__Work to be completed__
Print the listing as it stands, omitting all images.

__Exercise data__

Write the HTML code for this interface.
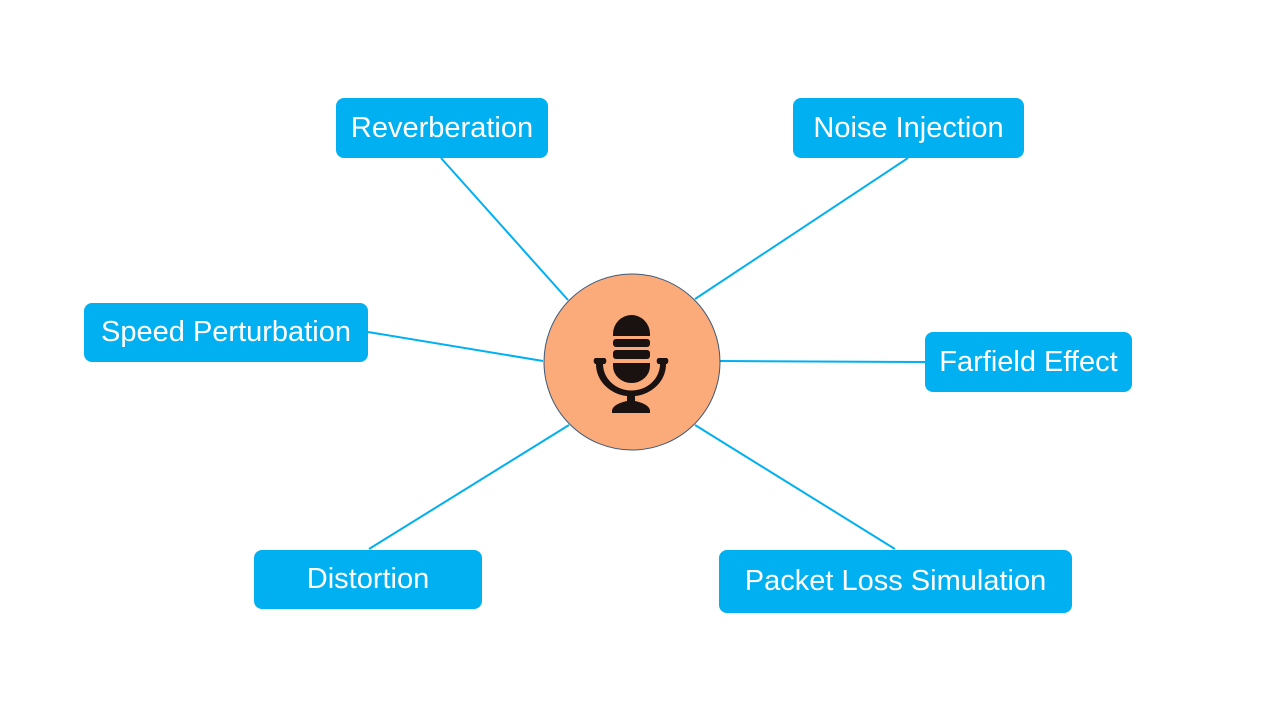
<!DOCTYPE html>
<html><head><style>
body{margin:0;width:1280px;height:720px;background:#fff;position:relative;overflow:hidden;font-family:"Liberation Sans",sans-serif}
.b{position:absolute;background:#00b0f0;color:#fff;border-radius:8px;display:flex;align-items:center;justify-content:center;font-size:29px}
svg{position:absolute;left:0;top:0}
</style></head><body>
<svg width="1280" height="720">
<g stroke="#00b0f0" stroke-width="2">
<line x1="441" y1="158" x2="568" y2="300"/>
<line x1="908" y1="158" x2="695" y2="299"/>
<line x1="368" y1="332" x2="543" y2="361"/>
<line x1="720" y1="361" x2="925" y2="362"/>
<line x1="369" y1="549" x2="569" y2="425"/>
<line x1="895" y1="549" x2="695" y2="425"/>
</g>
<circle cx="632" cy="362" r="88" fill="#fbaa7a" stroke="#3c5a7a" stroke-width="1"/>
<g fill="#1a1210">
<path d="M613,334 a18.5,19 0 0 1 37,0 V336 H613 Z"/>
<rect x="613" y="339" width="37" height="8" rx="3"/>
<rect x="613" y="350" width="37" height="9" rx="3"/>
<path d="M613,363 H650 V366 a18.5,17 0 0 1 -37,0 Z"/>
<path d="M596,358 h9 a4,4 0 0 1 0,6 h-2 a28,26 0 0 0 57,0 h-2 a4,4 0 0 1 0,-6 h9 a4,4 0 0 1 0,6 h-1 a35,32 0 0 1 -31,32 v5 c10,2 15,6 15,10 v2 h-38 v-2 c0,-4 5,-8 15,-10 v-5 a35,32 0 0 1 -31,-32 h-1 a4,4 0 0 1 0,-6 z"/>
</g>
</svg>
<div class="b" style="left:336px;top:98px;width:212px;height:60px">Reverberation</div>
<div class="b" style="left:793px;top:98px;width:231px;height:60px">Noise Injection</div>
<div class="b" style="left:84px;top:303px;width:284px;height:59px">Speed Perturbation</div>
<div class="b" style="left:925px;top:332px;width:207px;height:60px">Farfield Effect</div>
<div class="b" style="left:254px;top:550px;width:228px;height:59px">Distortion</div>
<div class="b" style="left:719px;top:550px;width:353px;height:63px">Packet Loss Simulation</div>
</body></html>
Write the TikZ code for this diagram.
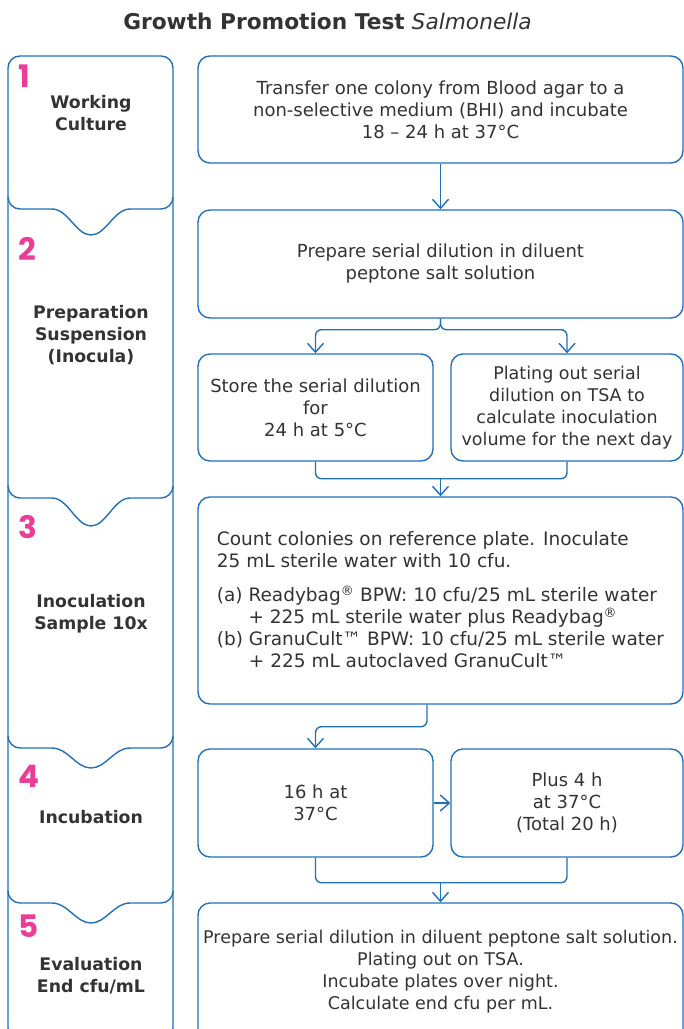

__Complete output__
Write the HTML code for this interface.
<!DOCTYPE html>
<html><head><style>
body{margin:0;width:1280px;height:720px;background:#fff;position:relative;overflow:hidden;font-family:"Liberation Sans",sans-serif}
.b{position:absolute;background:#00b0f0;color:#fff;border-radius:8px;display:flex;align-items:center;justify-content:center;font-size:29px}
svg{position:absolute;left:0;top:0}
</style></head><body>
<svg width="1280" height="720">
<g stroke="#00b0f0" stroke-width="2">
<line x1="441" y1="158" x2="568" y2="300"/>
<line x1="908" y1="158" x2="695" y2="299"/>
<line x1="368" y1="332" x2="543" y2="361"/>
<line x1="720" y1="361" x2="925" y2="362"/>
<line x1="369" y1="549" x2="569" y2="425"/>
<line x1="895" y1="549" x2="695" y2="425"/>
</g>
<circle cx="632" cy="362" r="88" fill="#fbaa7a" stroke="#3c5a7a" stroke-width="1"/>
<g fill="#1a1210">
<path d="M613,334 a18.5,19 0 0 1 37,0 V336 H613 Z"/>
<rect x="613" y="339" width="37" height="8" rx="3"/>
<rect x="613" y="350" width="37" height="9" rx="3"/>
<path d="M613,363 H650 V366 a18.5,17 0 0 1 -37,0 Z"/>
<path d="M596,358 h9 a4,4 0 0 1 0,6 h-2 a28,26 0 0 0 57,0 h-2 a4,4 0 0 1 0,-6 h9 a4,4 0 0 1 0,6 h-1 a35,32 0 0 1 -31,32 v5 c10,2 15,6 15,10 v2 h-38 v-2 c0,-4 5,-8 15,-10 v-5 a35,32 0 0 1 -31,-32 h-1 a4,4 0 0 1 0,-6 z"/>
</g>
</svg>
<div class="b" style="left:336px;top:98px;width:212px;height:60px">Reverberation</div>
<div class="b" style="left:793px;top:98px;width:231px;height:60px">Noise Injection</div>
<div class="b" style="left:84px;top:303px;width:284px;height:59px">Speed Perturbation</div>
<div class="b" style="left:925px;top:332px;width:207px;height:60px">Farfield Effect</div>
<div class="b" style="left:254px;top:550px;width:228px;height:59px">Distortion</div>
<div class="b" style="left:719px;top:550px;width:353px;height:63px">Packet Loss Simulation</div>
</body></html>
Write the TikZ code for this diagram.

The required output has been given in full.